L’origine des inondations à Dakar s’explique d’abord par l’occupation des bas-fonds consécutive au fort accroissement urbain de Dakar qui polarise une très grande partie des activités commerciales, industrielles et de services du pays.
Une comparaison de la cartographie 2011 de Dakar par rapport à celle de 2019 révèle une occupation accentuée des zones inondables et des voies d’eau. Les quartiers Keur Massar et Yeumbeul en sont des illustrations.
Sur quels outils de l’aménagement du territoire l’Etat du Sénégal pourrait-il s’appuyer pour régler définitivement le problème des inondations et l’occupation anarchique des zones à risque ?
Mes équipes ont développé d’autres outils ou applications ayant permis d’avoir, entre autres, le profil altimétrique des zones permettant d’identifier les bas et hauts fonds d’une localité, et qui participe à la prévention des inondations. Ces outils, fruits du travail de l’Observatoire national du Territoire, cadre de collecte, de traitement et de diffusion de l’information territoriale, constituent une précieuse aide à la décision.
Pourquoi les problèmes d’assainissement sont-ils récurrents au Sénégal ? L’urbanisme et l’aménagement du territoire jouent-ils comme cela se doit leur rôle ?
J’ai l’habitude de le dire que l’urbanisme en tant qu’entité intervenant dans la ville est la fille de l’Aménagement du territoire qui a des compétences plus globalisantes. L’ANAT est chargée de mener la politique du gouvernement en matière d’aménagement du territoire et de travaux géographiques et de cartographie. A ce titre, nous élaborons des documents de planification spatiale et économique de tout le pays.
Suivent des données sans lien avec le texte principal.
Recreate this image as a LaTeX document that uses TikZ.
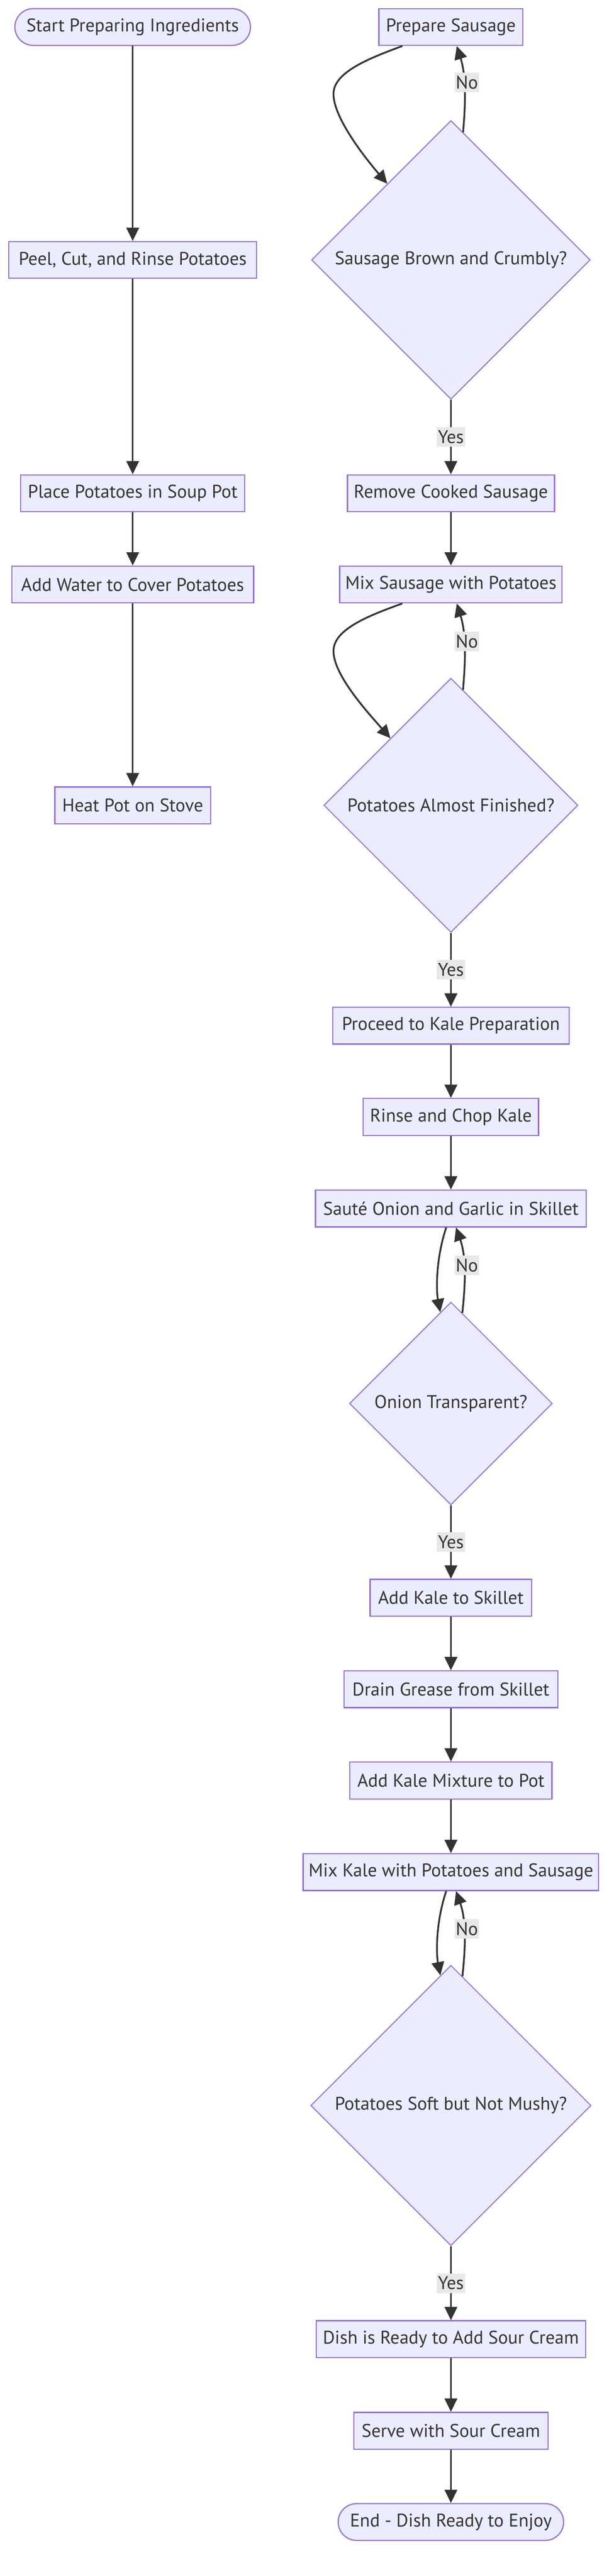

On a longtemps épilogué sur les disparités régionales et inter-régionales, le déséquilibre entre Dakar et le reste du pays. C’est quoi la solution pour inverser la tendance ? Quand et comment pourrions-nous parler de la fin de l’exode urbain ?
Au moins deux choses sans être exhaustif : fixer les populations en mettant en place les infrastructures de développement notamment routes, usines, écoles, universités, etc. et créer des emplois par une valorisation optimale des ressources de nos territoires. Avec le PNADT, l’exode rural et l’émigration clandestine connaitront un recul considérable. J’en suis convaincu.
Quel est le pourcentage de communes sur les 557 existantes à disposer d’un schéma d’aménagement communal ?
Les communes du Sénégal n’en ont pas du tout ! Avec le vote de la loi pour l’aménagement du territoire, les communes en seront dotées. Le Schéma communal d’Aménagement et de Développement territorial (SCADT) est important voire nécessaire dans le dispositif de planification spatiale. Conformément aux options du Schéma départemental d’Aménagement et de Développement territorial, le SCADT fixe les options d’aménagement et de développement à l’échelle de la commune. A ce titre, il contribue à la mise en cohérence des projets de l’Etat, des collectivités territoriales et du secteur privé à l’échelle de la commune. Nous sommes sur la bonne voie dans ce domaine avec les orientations du PNADT. Nous travaillons actuellement dans ce sens avec le PNUD qui compte accompagner l’élaboration de schémas communaux dans cinq communes.